Burchetts Green Road,
Berkshire, SL6 6QZ
Tel. 01628 824 079
Food type: British Gastropub
Nearest tube: N/A
Website: the Crown at Burchetts Green
Note: A few days after this blog post went live, the Crown was awarded a deserved Michelin star in the 2017 guide.
I am embarrassed. That I live fairly close to Burchetts Green (well 30 minutes drive) and yet I have never heard about the Crown or been to it. It was during a recent conversation with Andy that he mentioned this pub that I started doing a bit of research on it. Simon Bonwick cooks alone in his kitchen with front of house run by his family. His son has FoH experience at a few serious restaurants – Waterside Inn, Aubergine, Hand & Flowers and Les Pres de Eugenie (Michel Guerard). Although the setting is a local pub, the cooking here is unashamedly classical French. Do you even remember what that is these days? There was a time when meat was roasted a la minute with the skill of the chef determining the cuisson and not simply setting the timer for the water bath.
The dining room is very cosy with low ceilings and wooden tables. French music was played in the background when we visited giving it a lovely Parisian bistro vibe. The menu is written on a black board as you enter but printed menus are also brought to the table. Prices are refreshingly very fair – starters are £6 to £10, mains £19 to £26 and desserts £7. Dishes come complete so there is no need for pesky side dishes to bulk up your dish. On average, you are looking at £35 for a 3 course meal here which is absurdly good value.
We started off with a little nibble of ‘Mushroom sandwich’ – Simon had been out foraging and came across some mushrooms he was keen to serve. Sandwiched between two thin slices of crisp melba toast were little mushrooms with some chestnuts and spiked with a little truffle oil. The mushrooms looked like St. George mushrooms to me but it is also the wrong season for them. The dish was finished off with a little sauce – a meaty reduction with prunes added for a touch of sweetness and added stickiness. Yummy.
I started with some crab – large chunks of picked crab meat bound with a light mayonnaise and seasoned with a little lemon. I really enjoyed the fact the chef had decided to keep the crab meat in large chunks as it gives a lovely mouthfeel. To accompany the crab were some batons of apple, cashews and a vinaigrette made with some sesame oil. The sesame oil was very well judged as it is one of those ingredients that can so easily overpower everything else on the plate.
We then shared a middle course of cod cooked with ‘Arabian spices’. At a guess I would think this is the chef’s secret ras-el-hanout mix. A nice chunk of cod was carefully cooked so that it flaked away beautifully with the spice mix gentle and giving a lovely perfume to it. Accompanying the cod was a bhaji of some sort which was very tasty.
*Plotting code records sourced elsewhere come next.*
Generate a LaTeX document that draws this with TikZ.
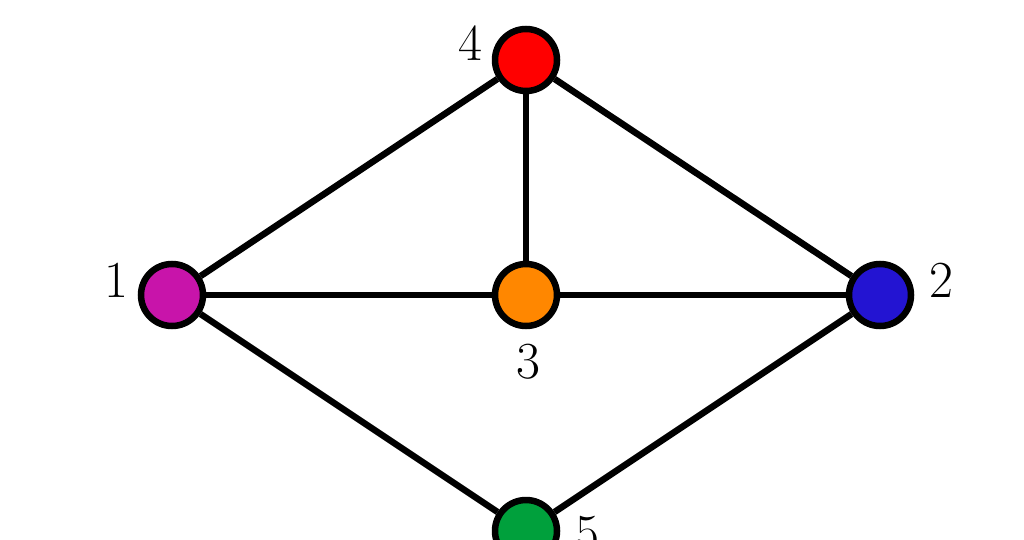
\documentclass[tikz,border=0pt]{standalone}
\usepackage{tikz}
\definecolor{cA}{RGB}{200,20,170}
\definecolor{cB}{RGB}{35,20,210}
\definecolor{cC}{RGB}{255,135,0}
\definecolor{cD}{RGB}{255,0,0}
\definecolor{cE}{RGB}{0,160,60}
\tikzset{
  vert/.style={circle, draw=black, line width=6.5pt, minimum size=62pt, inner sep=0pt},
  edge/.style={line width=6.5pt, draw=black},
  lab/.style={font=\fontsize{52}{60}\selectfont, inner sep=0pt}
}
\begin{document}
\begin{tikzpicture}[x=1pt,y=-1pt]
\useasboundingbox (0,0) rectangle (1024,540);
\node[vert, fill=cA] (n1) at (172,295) {};
\node[vert, fill=cB] (n2) at (880,295) {};
\node[vert, fill=cC] (n3) at (526,295) {};
\node[vert, fill=cD] (n4) at (526,60) {};
\node[vert, fill=cE] (n5) at (526,531) {};
\draw[edge] (n1) -- (n4);
\draw[edge] (n4) -- (n2);
\draw[edge] (n4) -- (n3);
\draw[edge] (n1) -- (n3);
\draw[edge] (n3) -- (n2);
\draw[edge] (n1) -- (n5);
\draw[edge] (n5) -- (n2);
\node[lab] (l1) at (116,280) {1};
\node[lab] (l2) at (941,280) {2};
\node[lab] (l3) at (528,362) {3};
\node[lab] (l4) at (470,43) {4};
\node[lab] (l5) at (587,534) {5};
\end{tikzpicture}
\end{document}
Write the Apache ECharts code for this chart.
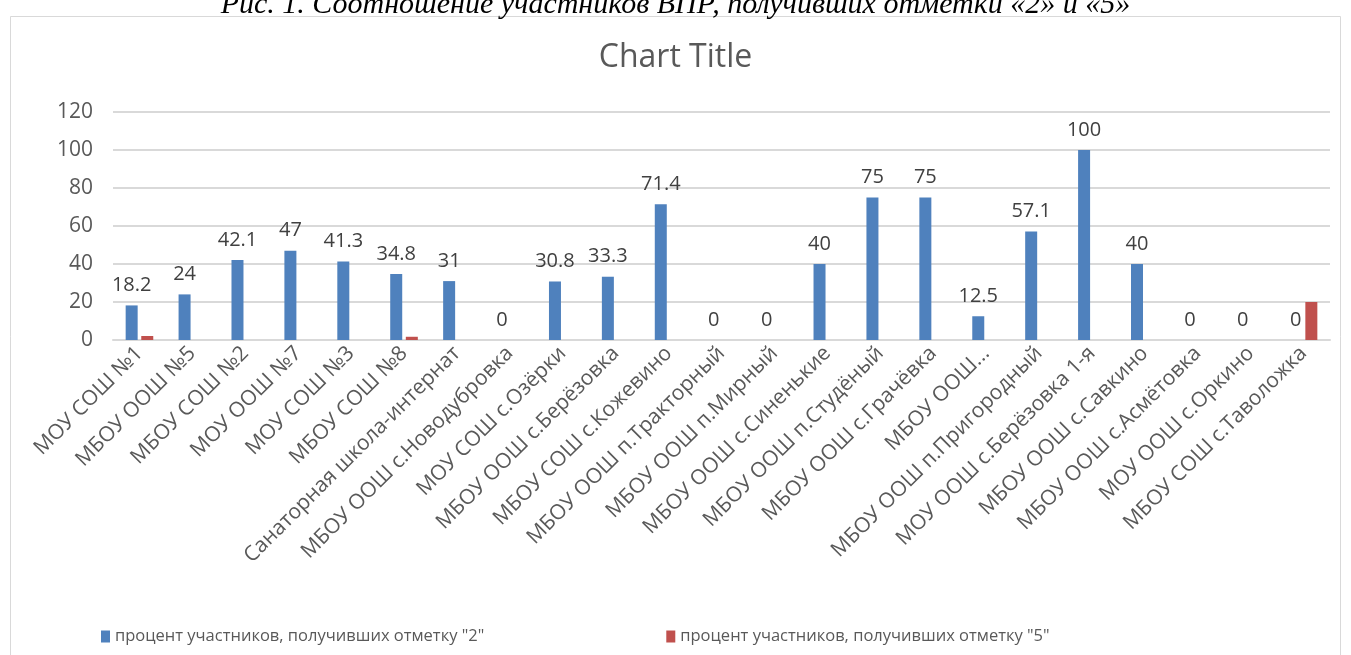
<!DOCTYPE html>
<html>
<head>
<meta charset="utf-8">
<script src="https://cdn.jsdelivr.net/npm/echarts@6/dist/echarts.min.js"></script>
<style>
html,body{margin:0;padding:0;background:#fff;overflow:hidden;}
#cap{position:absolute;left:0;width:1351px;top:-14px;text-align:center;font-family:"Liberation Serif","DejaVu Serif",serif;font-style:italic;font-size:30px;line-height:34px;color:#000;white-space:nowrap;}
#chart{position:absolute;left:0;top:0;width:1351px;height:655px;}
</style>
</head>
<body>
<div id="chart"></div>
<div id="cap">Рис. 1. Соотношение участников ВПР, получивших отметки «2» и «5»</div>
<script>
const categories = [
  "МОУ СОШ №1","МБОУ ООШ №5","МБОУ СОШ №2","МОУ ООШ №7","МОУ СОШ №3","МБОУ СОШ №8",
  "Санаторная школа-интернат","МБОУ ООШ с.Новодубровка","МОУ СОШ с.Озёрки","МБОУ ООШ с.Берёзовка",
  "МБОУ СОШ с.Кожевино","МБОУ ООШ п.Тракторный","МБОУ ООШ п.Мирный","МБОУ ООШ с.Синенькие",
  "МБОУ ООШ п.Студёный","МБОУ ООШ с.Грачёвка","МБОУ ООШ...","МБОУ ООШ п.Пригородный",
  "МОУ ООШ с.Берёзовка 1-я","МБОУ ООШ с.Савкино","МБОУ ООШ с.Асмётовка","МОУ ООШ с.Оркино",
  "МБОУ СОШ с.Таволожка"
];
const series2Name = 'процент участников, получивших отметку "2"';
const series5Name = 'процент участников, получивших отметку "5"';
const grade2 = [18.2,24,42.1,47,41.3,34.8,31,0,30.8,33.3,71.4,0,0,40,75,75,12.5,57.1,100,40,0,0,0];
const grade5 = [2.1,0,0,0,0,1.7,0,0,0,0,0,0,0,0,0,0,0,0,0,0,0,0,20];
const yTicks = {min:0, max:120, interval:20};

const chart = echarts.init(document.getElementById('chart'), null, {renderer:'canvas'});
const font = '"Open Sans", "Noto Sans", sans-serif';
chart.setOption({
  animation:false,
  backgroundColor:'#fff',
  textStyle:{fontFamily:font},
  title:{
    text:'Chart Title', left:'center', top:37,
    textStyle:{fontFamily:font, fontSize:32, fontWeight:'normal', color:'#595959'}
  },
  graphic:[{
    type:'rect', shape:{x:10.5, y:16.5, width:1330, height:700},
    style:{fill:'none', stroke:'#d9d9d9', lineWidth:1}, silent:true, z:-1
  }],
  legend:{
    left:96, top:623, itemWidth:9, itemHeight:12, itemGap:182,
    icon:'rect',
    textStyle:{fontFamily:font, fontSize:16.5, color:'#595959'},
    data:[series2Name, series5Name]
  },
  grid:{left:113, right:21, top:112, bottom:315, containLabel:false},
  xAxis:{
    type:'category', data:categories,
    axisLine:{lineStyle:{color:'#d9d9d9', width:2}},
    axisTick:{show:false},
    axisLabel:{interval:0, rotate:45, color:'#595959', fontSize:21, fontFamily:font, margin:10}
  },
  yAxis:{
    type:'value', min:yTicks.min, max:yTicks.max, interval:yTicks.interval,
    axisLine:{show:false}, axisTick:{show:false},
    axisLabel:{color:'#595959', fontSize:21, fontFamily:font, margin:20},
    splitLine:{lineStyle:{color:'#d9d9d9', width:2}}
  },
  series:[
    {name:series2Name, type:'bar', data:grade2, barWidth:12, barGap:'30%',
     itemStyle:{color:'#4f81bd'},
     label:{show:true, position:'top', distance:10, color:'#404040', fontSize:20, fontFamily:font}},
    {name:series5Name, type:'bar', data:grade5, barWidth:12,
     itemStyle:{color:'#c0504d'}}
  ]
});
</script>
</body>
</html>
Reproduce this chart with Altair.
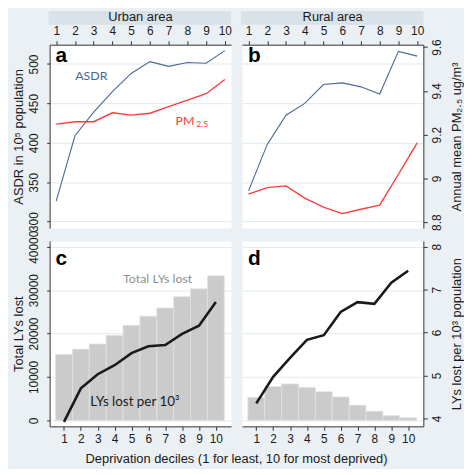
import altair as alt
import pandas as pd

# ---------------- data ----------------
deciles = [1, 2, 3, 4, 5, 6, 7, 8, 9, 10]
urban_asdr = [326, 409, 439, 465, 488, 503, 497, 502, 501, 517]
rural_asdr = [339, 398, 435, 450, 474, 476, 471, 462, 516, 510]
urban_pm25 = [9.248, 9.259, 9.259, 9.300, 9.289, 9.298, 9.328, 9.358, 9.387, 9.452]
rural_pm25 = [8.928, 8.958, 8.966, 8.910, 8.869, 8.839, 8.859, 8.878, 9.019, 9.162]
urban_total_lys = [15200, 16400, 17600, 19600, 21900, 24000, 25900, 28500, 30300, 33300]
rural_total_lys = [5300, 7800, 8400, 7600, 6600, 5400, 3500, 2100, 1100, 600]
urban_lys_rate = [3.92, 4.70, 5.03, 5.24, 5.52, 5.68, 5.71, 5.97, 6.16, 6.71]
rural_lys_rate = [4.35, 4.97, 5.41, 5.83, 5.94, 6.48, 6.71, 6.67, 7.16, 7.44]

asdr_ticks = [300, 350, 400, 450, 500]
pm_ticks = [8.8, 9.0, 9.2, 9.4, 9.6]
total_ticks = [0, 10000, 20000, 30000, 40000]
rate_ticks = [4, 5, 6, 7, 8]

area_names = ["Urban area", "Rural area"]
panel_letters = ["a", "b", "c", "d"]
x_title = "Deprivation deciles (1 for least, 10 for most deprived)"

# ---------------- styling ----------------
FONT = "Liberation Sans"
ANN_FONT = "Lato"
INK = "#1a1a1a"
BG = "#eaf0f3"
STRIP = "#d9e2e8"
GRID = "#e1e9ee"
BLUE = "#4a6893"
RED = "#ff3a3a"
BAR = "#cbcbcb"

W = 183
H_TOP = 185
H_BOT = 187
GAP_X = 11
TOP_X = [0.65, 10.33]
BOT_X = [0.15, 10.9]
ASDR_DOM = [291.8, 524.5]
PM_DOM = [8.773, 9.611]
TOT_DOM = [-1370, 41325]
RATE_DOM = [3.815, 8.134]


def frame(asdr, pm, total, rate):
    return pd.DataFrame({
        "decile": deciles,
        "lo": [d - 0.5 for d in deciles],
        "hi": [d + 0.5 for d in deciles],
        "asdr": asdr,
        "pm": pm,
        "total": total,
        "rate": rate,
    })


df_u = frame(urban_asdr, urban_pm25, urban_total_lys, urban_lys_rate)
df_r = frame(rural_asdr, rural_pm25, rural_total_lys, rural_lys_rate)


def left_axis(ticks, fmt, title, visible):
    if visible:
        return alt.Axis(orient="left", values=ticks, format=fmt, title=title,
                        grid=True, gridColor=GRID, labelAngle=270,
                        labelAlign="center", labelBaseline="bottom",
                        tickSize=3, labelPadding=6, minExtent=21, maxExtent=21,
                        titlePadding=3)
    return alt.Axis(orient="left", values=ticks, grid=True, gridColor=GRID,
                    labels=False, ticks=False, domain=False, title=None,
                    minExtent=0, maxExtent=0)


def right_axis(ticks, title):
    return alt.Axis(orient="right", values=ticks, format="~g", title=title,
                    grid=False, labelAngle=270, labelAlign="center",
                    labelBaseline="top", tickSize=4, labelPadding=4,
                    minExtent=21, maxExtent=21, titlePadding=6,
                    titleAngle=270, titleBaseline="top")


def text_layer(label, x, y, color, size, font=ANN_FONT, weight="normal",
               align="center"):
    return alt.Chart(pd.DataFrame({"t": [label]})).mark_text(
        font=font, fontSize=size, fontWeight=weight, color=color,
        align=align, baseline="alphabetic"
    ).encode(x=alt.value(x), y=alt.value(y), text="t:N")


def top_panel(df, strip_text, letter, left_vis, right_vis, notes):
    xs = alt.Scale(domain=TOP_X, nice=False, zero=False)
    xenc = alt.X("decile:Q", scale=xs,
                 axis=alt.Axis(orient="top", values=deciles, format="d",
                               title=None, grid=False, tickSize=4,
                               labelPadding=3))
    strip_bg = alt.Chart(pd.DataFrame({"t": [strip_text]})).mark_rect(
        color=STRIP).encode(x=alt.value(-1), x2=alt.value(W),
                            y=alt.value(-34), y2=alt.value(-20))
    strip_tx = text_layer(strip_text, W / 2, -23.5, INK, 13, font=FONT)
    asdr = alt.Chart(df).mark_line(color=BLUE, strokeWidth=1.1).encode(
        x=xenc,
        y=alt.Y("asdr:Q", scale=alt.Scale(domain=ASDR_DOM, nice=False, zero=False),
                axis=left_axis(asdr_ticks, "d", "ASDR in 10⁵ population", left_vis)))
    pm_axis = right_axis(pm_ticks, "Annual mean PM₂.₅ ug/m³") if right_vis else None
    pm = alt.Chart(df).mark_line(color=RED, strokeWidth=1.4).encode(
        x=xenc,
        y=alt.Y("pm:Q", scale=alt.Scale(domain=PM_DOM, nice=False, zero=False),
                axis=pm_axis))
    lay = [strip_bg, strip_tx, asdr, pm,
           text_layer(letter, 6, 17.3, "#000000", 21, font=FONT, weight="bold", align="left")]
    lay += notes
    return alt.layer(*lay).resolve_scale(y="independent").properties(width=W, height=H_TOP)


def bottom_panel(df, letter, left_vis, right_vis, notes):
    xs = alt.Scale(domain=BOT_X, nice=False, zero=False)
    xaxis = alt.Axis(orient="bottom", values=deciles, format="d", title=None,
                     grid=False, tickSize=4, labelPadding=3)
    bars = alt.Chart(df).mark_bar(color=BAR, stroke="#e2e2e2", strokeWidth=0.8).encode(
        x=alt.X("lo:Q", scale=xs, axis=xaxis),
        x2="hi:Q",
        y=alt.Y("total:Q", scale=alt.Scale(domain=TOT_DOM, nice=False, zero=False),
                axis=left_axis(total_ticks, "d", "Total LYs lost", left_vis)),
        y2=alt.datum(0))
    rate_axis = right_axis(rate_ticks, "LYs lost per 10³ population") if right_vis else None
    line = alt.Chart(df).mark_line(color=INK, strokeWidth=2.6).encode(
        x=alt.X("decile:Q", scale=xs, axis=xaxis),
        y=alt.Y("rate:Q", scale=alt.Scale(domain=RATE_DOM, nice=False, zero=False),
                axis=rate_axis))
    lay = [bars, line,
           text_layer(letter, 6, 24.3, "#000000", 21, font=FONT, weight="bold", align="left")]
    lay += notes
    return alt.layer(*lay).resolve_scale(y="independent").properties(width=W, height=H_BOT)


pa = top_panel(df_u, area_names[0], panel_letters[0], True, False, [
    text_layer("ASDR", 42, 35.3, BLUE, 12.5),
    text_layer("PM", 127, 80.7, RED, 12.5, align="left"),
    text_layer("2.5", 148, 83.5, RED, 8.5, align="left"),
])
pb = top_panel(df_r, area_names[1], panel_letters[1], False, True, [])
pc = bottom_panel(df_u, panel_letters[2], True, False, [
    text_layer("Total LYs lost", 109, 42.7, "#8f8f8f", 12.5),
    text_layer("LYs lost per 10³", 86, 166.7, INK, 13.5),
    text_layer(x_title, W + GAP_X / 2, H_BOT + 37, INK, 13, font=FONT),
])
pd_ = bottom_panel(df_r, panel_letters[3], False, True, [])

chart = alt.concat(
    pa, pb, pc, pd_, columns=2, spacing={"row": 13, "column": GAP_X}, bounds="flush",
).properties(
    padding={"left": 4, "top": 0, "right": 0, "bottom": 0}
).configure(
    background=BG, font=FONT
).configure_view(
    fill="white", stroke="transparent"
).configure_axis(
    labelFont=FONT, titleFont=FONT, labelFontSize=12, titleFontSize=13,
    labelColor=INK, titleColor=INK, titleFontWeight="normal",
    domainColor="#333333", tickColor="#333333", gridWidth=1
)

chart.save("out.html", embed_options={"renderer": "svg", "actions": False})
Chef kindly sent out another small bite before our main course – salmon cured in moonshine which the family make themselves. The salmon had a firm, meaty texture to it and surprisingly plenty of flavour. When I enquired about the provenance of the fish Simon’s son told me it was from London Bridge. I am not sure how true that is, but it was a tasty piece of salmon.
I tried the salt marsh lamb rump which was slow cooked but still retained its pinkness. To accompany it were turned carrots (haven’t seen that in a while) and a lovely fondant potato. What made the dish though was the sauce – a garlic infused jus which was served in abundant amounts, with the jug left on the side in case you wish for more. Actually forget the lamb, give me a jug of the sauce and plenty of their baguettes and I am a happy man. You hardly get classical cooking like this nowadays and when it is done so well it just makes you want to weep for joy.
To finish, I tried the lemon tart which had excellent pastry and a lovely soft set curd centre with a good amount of sharpness. If this had come from a Parisian patisserie, you would have happily paid top dollar for it. As were the petit fours which were served afterwards – excellent macaroons and florentines.
As of the most recent Michelin guide (2016), the Crown holds a Bib Gourmand. It is definitely a place with excellent value and the level of cooking here would put plenty of 1* places to shame. That it does not have a star is perhaps because the cooking here is so unashamedly classical and dare I say it, ‘old fashioned’. It seems like it is the trend with Michelin these days is to award stars to places which serve modernist food or street food as is the case with the joke Singapore guide. We were the only people dining that evening (we were informed that a party had cancelled at the last minute) which is a shame given the level of cooking on display here. Simply put, if you live remotely close by, do yourself a favour and pay this place a visit.